While I like the original film, the fervent appeal has always eluded me in a way that Michael Myers and Freddy Kreuger haven’t—to a certain extent all horror franchises suffer from diminishing returns purely based on the surprise factor. The first encounter with a horror is almost always the most terrifying and then you grow more comfortable with it—you know what to expect.

I’m not a Jason fan, I’m not really a Friday 13th fan. I’m also not really a fan fiction fan. I understand the appeal of fan fiction; a way of showing love to the film/novel/franchise/character, of expanding and exploring the mythos, of satisfying the urge to see X doing Y—I understand it, but it’s never been something I’ve had any interest in. If you’re going to make a film set in the world of X then why not just make an original film inspired by the world of X?

Bear with me, I’m going somewhere with this.

Recently, I came across a post on social media about a Friday 13th fan film—Never Hike Alone—not really my cup of chai, but I decided that I would take a look thinking I would probably hate it.

I didn’t.

Not even a little bit.

In fact, I kind of liked it—and what I mean by that is: I liked it. Quite a bit. A lot, actually.

Sometimes fan fiction can become canon for a franchise, but as far as I’m aware Never Hike Alone is non-canonical (easy for you to say). That’s a shame because (and again this is from the perspective of a non-fan) I think this is the best Friday 13th entry I’ve seen. It’s certainly the most interesting (again, speaking as a non-fan). I imagine for fans of the franchise there are a thousand Easter egg references that I missed (the few I picked up on were laid with subtlety and wit (Cunningham Road for example) and I enjoyed the appearance of Thom Mathews as Tommy Jarvis) and it is lovingly made.

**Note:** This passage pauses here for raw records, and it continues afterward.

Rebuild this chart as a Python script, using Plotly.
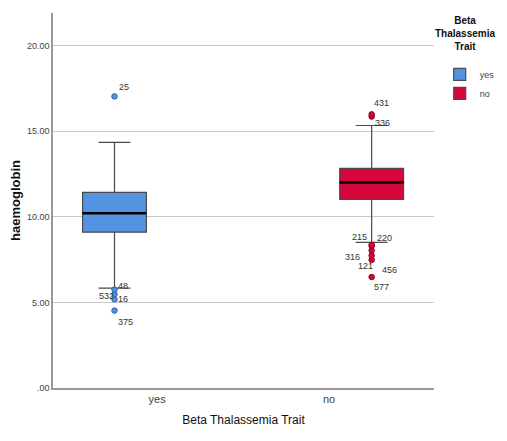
import plotly.graph_objects as go

# ---- data ----
groups = ["yes", "no"]
q1 = [9.10, 11.02]
medians = [10.20, 12.00]
q3 = [11.43, 12.83]
lower_whisker = [5.83, 8.50]
upper_whisker = [14.34, 15.33]

yes_outlier_vals = [17.03, 5.75, 5.48, 5.18, 4.52]
yes_outlier_ids = ["25", "48", "532", "16", "375"]
no_outlier_vals = [15.98, 15.85, 8.36, 8.30, 8.03, 7.74, 7.48, 6.48]
no_outlier_ids = ["431", "336", "215", "220", "316", "121", "456", "577"]

y_tickvals = [0, 5, 10, 15, 20]
y_ticktext = [".00", "5.00", "10.00", "15.00", "20.00"]

colors = ["#5294E2", "#D7063B"]
marker_lines = ["#2F5F9E", "#8E0025"]
outlier_vals = [yes_outlier_vals, no_outlier_vals]
outlier_ids = [yes_outlier_ids, no_outlier_ids]

NARROW = "Liberation Sans Narrow, Arial Narrow, Arial"

fig = go.Figure()
for i, g in enumerate(groups):
    fig.add_trace(go.Box(
        name=g, x=[g], offsetgroup=g,
        q1=[q1[i]], median=[medians[i]], q3=[q3[i]],
        lowerfence=[lower_whisker[i]], upperfence=[upper_whisker[i]],
        y=[outlier_vals[i]], boxpoints="outliers", jitter=0, pointpos=0,
        fillcolor=colors[i], line=dict(color="#4a4a4a", width=1.2),
        whiskerwidth=0.5,
        marker=dict(color=colors[i], size=5.5, line=dict(color=marker_lines[i], width=1)),
        showlegend=True,
    ))
# thick black median overlay
for i, g in enumerate(groups):
    fig.add_trace(go.Box(
        name=g + " median", x=[g], offsetgroup=g,
        q1=[medians[i]], median=[medians[i]], q3=[medians[i]],
        lowerfence=[medians[i]], upperfence=[medians[i]],
        fillcolor="black", line=dict(color="black", width=2.5),
        whiskerwidth=0, boxpoints=False, showlegend=False, hoverinfo="skip",
    ))

# outlier case labels
label_offsets = {
    "25": (9, 9), "48": (8, 4), "532": (-9, -2), "16": (8, 0), "375": (10, -11),
    "431": (9, 11), "336": (10, -6), "215": (-13, 8), "220": (12, 8),
    "316": (-20, -6), "121": (-7, -11), "456": (17, -10), "577": (9, -10),
}
box_shift = [-42, 43]
for i, g in enumerate(groups):
    for v, lab in zip(outlier_vals[i], outlier_ids[i]):
        dx, dy = label_offsets[lab]
        fig.add_annotation(x=g, y=v, xref="x", yref="y", text=lab, showarrow=False,
                           xshift=box_shift[i] + dx, yshift=dy,
                           font=dict(size=9, color="#333", family=NARROW))

# legend title (centred, three lines)
fig.add_annotation(x=1.082, y=1.0, xref="paper", yref="paper", xanchor="center", yanchor="top",
                   text="<b>Beta<br>Thalassemia<br>Trait</b>", align="center", showarrow=False,
                   font=dict(size=10, color="#111", family=NARROW))

# page body adds an 8px margin, so the figure is sized to fit the 507x441 window
fig.update_layout(
    width=499, height=433,
    margin=dict(l=45, r=73, t=5, b=53),
    paper_bgcolor="white", plot_bgcolor="white",
    boxmode="group", boxgap=0.01, boxgroupgap=0.25,
    font=dict(family="Liberation Sans, Arial", color="#222"),
    xaxis=dict(range=[-0.605, 1.61], showline=True, linecolor="#999", linewidth=1.5,
               ticks="", showgrid=False, zeroline=False, automargin=False,
               tickfont=dict(size=11, color="#444", family=NARROW),
               title=dict(text="Beta Thalassemia Trait", standoff=12,
                          font=dict(size=12, color="#111", family=NARROW))),
    yaxis=dict(range=[0, 21.9], tickvals=y_tickvals, ticktext=y_ticktext,
               showline=True, linecolor="#999", linewidth=1.5, ticks="",
               showgrid=True, gridcolor="#c8c8c8", gridwidth=1, zeroline=False,
               automargin=False,
               tickfont=dict(size=9, color="#444", family=NARROW),
               title=dict(text="<b>haemoglobin</b>", standoff=10,
                          font=dict(size=13, color="#111", family="Liberation Sans, Arial"))),
    legend=dict(x=1.015, y=0.875, xanchor="left", yanchor="top",
                font=dict(size=9, color="#444", family=NARROW),
                itemwidth=30, tracegroupgap=0, bgcolor="rgba(0,0,0,0)"),
)

fig.write_html("out.html")
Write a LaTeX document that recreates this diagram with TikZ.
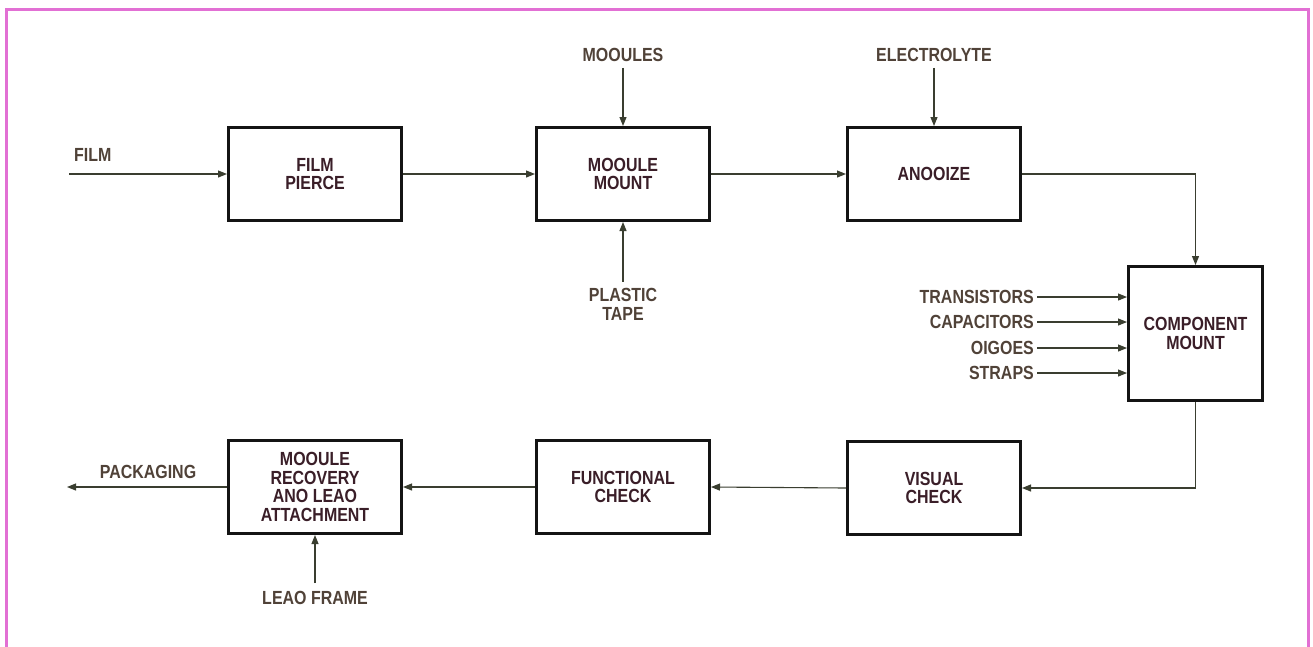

Lone hiker, Kyle (Andrew Leighty), goes off-piste while making a hiking vlog and stumbles across the abandoned Camp Crystal Lake where he runs into the big JV. I’m not going to spoil the plot of this (just shy of an hour) film and I really recommend watching it (YouTube) if you’re looking for an interesting, streamlined slasher (with a touch of found footage, but used with restraint and in a way that feels believable).

What makes this a good film is that it would work as a film if you removed the Friday 13th references—for my taste I would prefer it if this was a standalone film, an indie slasher that was inspired by Jason rather than involving him, but my personal preferences aside, this is a really good indie horror film and when Friday 13th gets a(nother) reboot, I think a smart move would be to involve Vincente Disanti and Nathan McLeod who wrote the screenplay for Never Hike Alone.

Womp Stomp Films (the team behind Never Hike Alone) have plans to continue their expansion with further Never Hike stories with a Never Hike in the Snow film completed (according to IMDb)

So what’s the result of all this for me as a non-fan of Friday 13th? Well, it’s made me question my stance on the films—no major existential crisis going on, but Womp Stomp films are clearly intelligent and talented filmmakers. They also clearly love Friday 13th and know the series really well. There’s got to be something in these films that draws them and the huge number of other Friday 13th fans.

Am I wrong?

Probably not. I think it’s a question of personal preference. I absolutely love Wes Craven’s New Nightmare and Matt was much less keen on it when we looked at it on the podcast—the reverse is true of Mandy. While I doubt I’m going to become a zealous Jason fan, I do think this franchise deserves a re-examination; so I’m going to take a deep dive back through the Friday 13th films and see what I make of them now.